What’s something surprising about you, that we might not know?
I am half German on my father’s side. I was raised with both French and German culture, but it’s definitely the German side that influenced me to become a designer. Both my parents are architects, so from a young age I was confronted by the concept of esthetics, especially to the creative approach led by the Bauhaus. Functionality, uniformity, structure. Very soon I developed a sensitivity for composition, and finding balance between forms and colors. It naturally led me to design.
What places are important to you?
Sea and sun is what makes me the happiest, like everyone else I guess. But I don’t have a specific place I go to when I feel down. I am very inspired by the dynamic and the hectic life of a city, especially London. While I was studying in Germany I realised that I am actually really attached to France, French culture, and French cities. I think I am just a regular « citadine », following the pulse of the city, and that might be where I am at my best.
What is the best advice you’ve been given, or wish you had been told sooner?
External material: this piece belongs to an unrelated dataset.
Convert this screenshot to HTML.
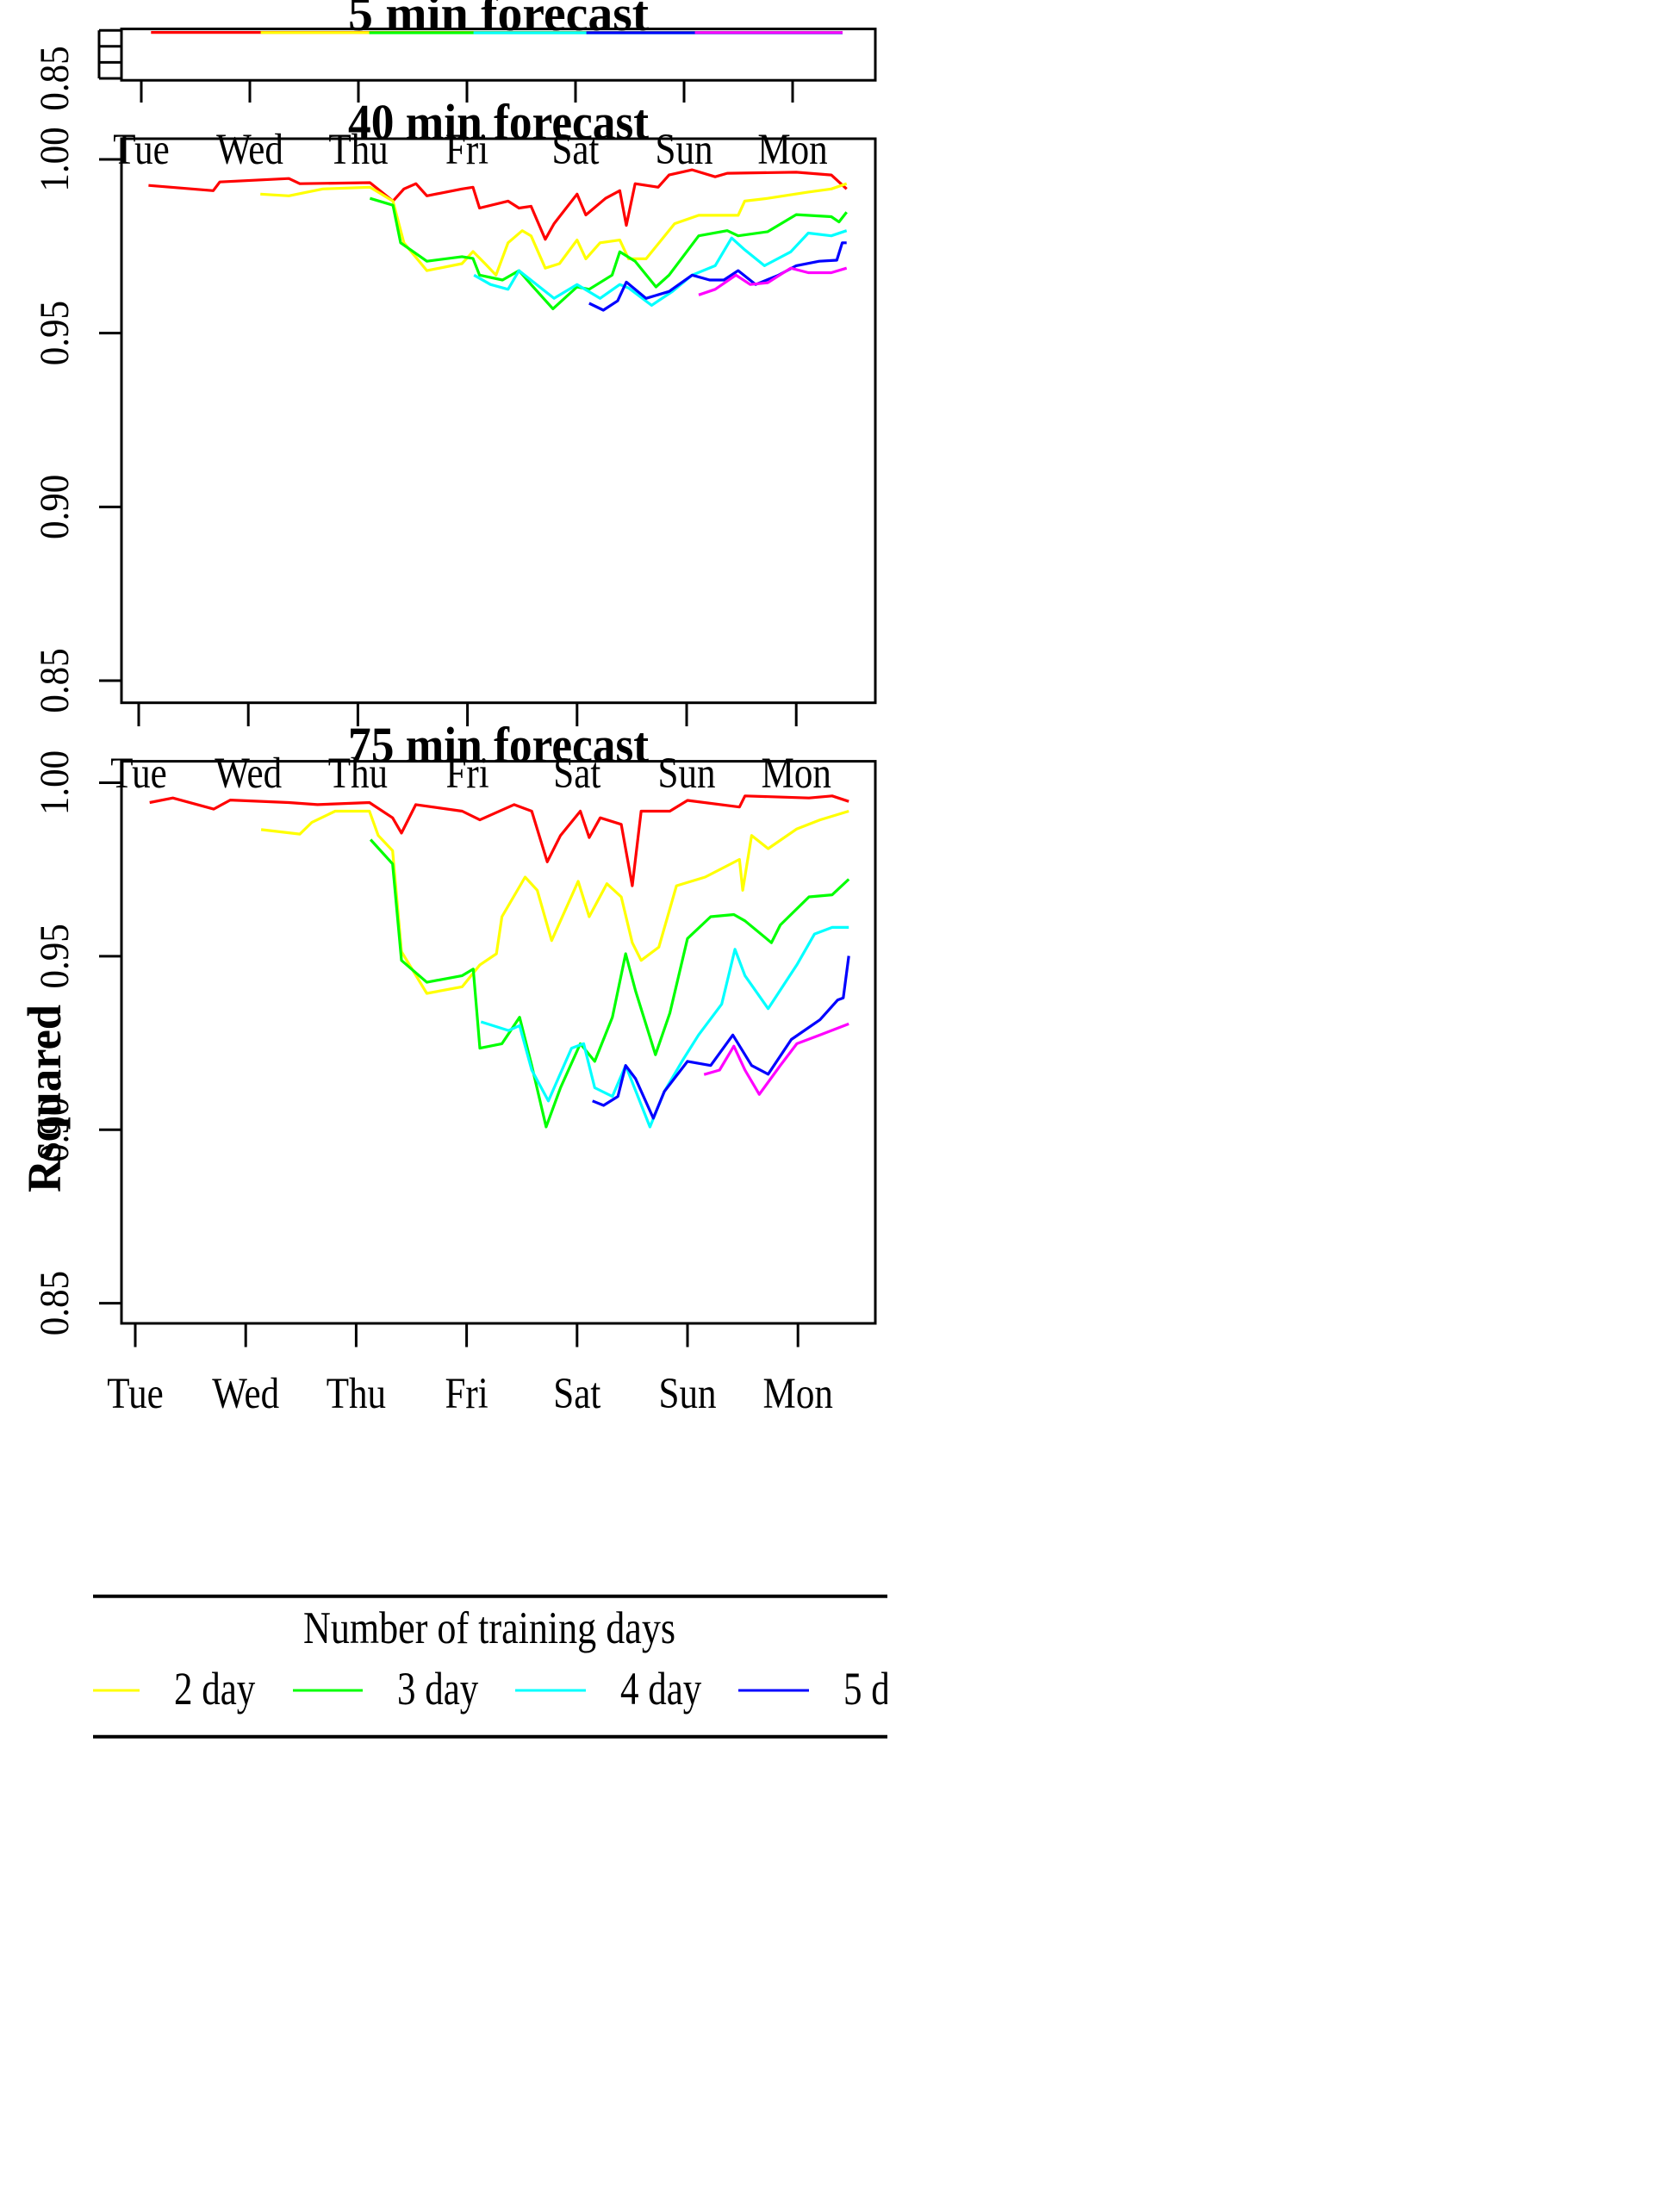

Research is the key! Until I don’t know every aspect of a project I cannot start designing. I don’t have specific tools like other designers, tools that you can use and repeat on any projects. My only tool is research. I collect information, content, often to much of it, and reduce it to the essential. Content naturally leads to form - it’s the only way to be true to a project. Your design skills should serve your project, not overshadow it.
How can we find out more about your work?
Who would you most like to answer these questions next?
Stevie Dix, she’s a Belgian painter based in London. I adore her work (to my friends and family, if you are reading this - perfect birthday gift).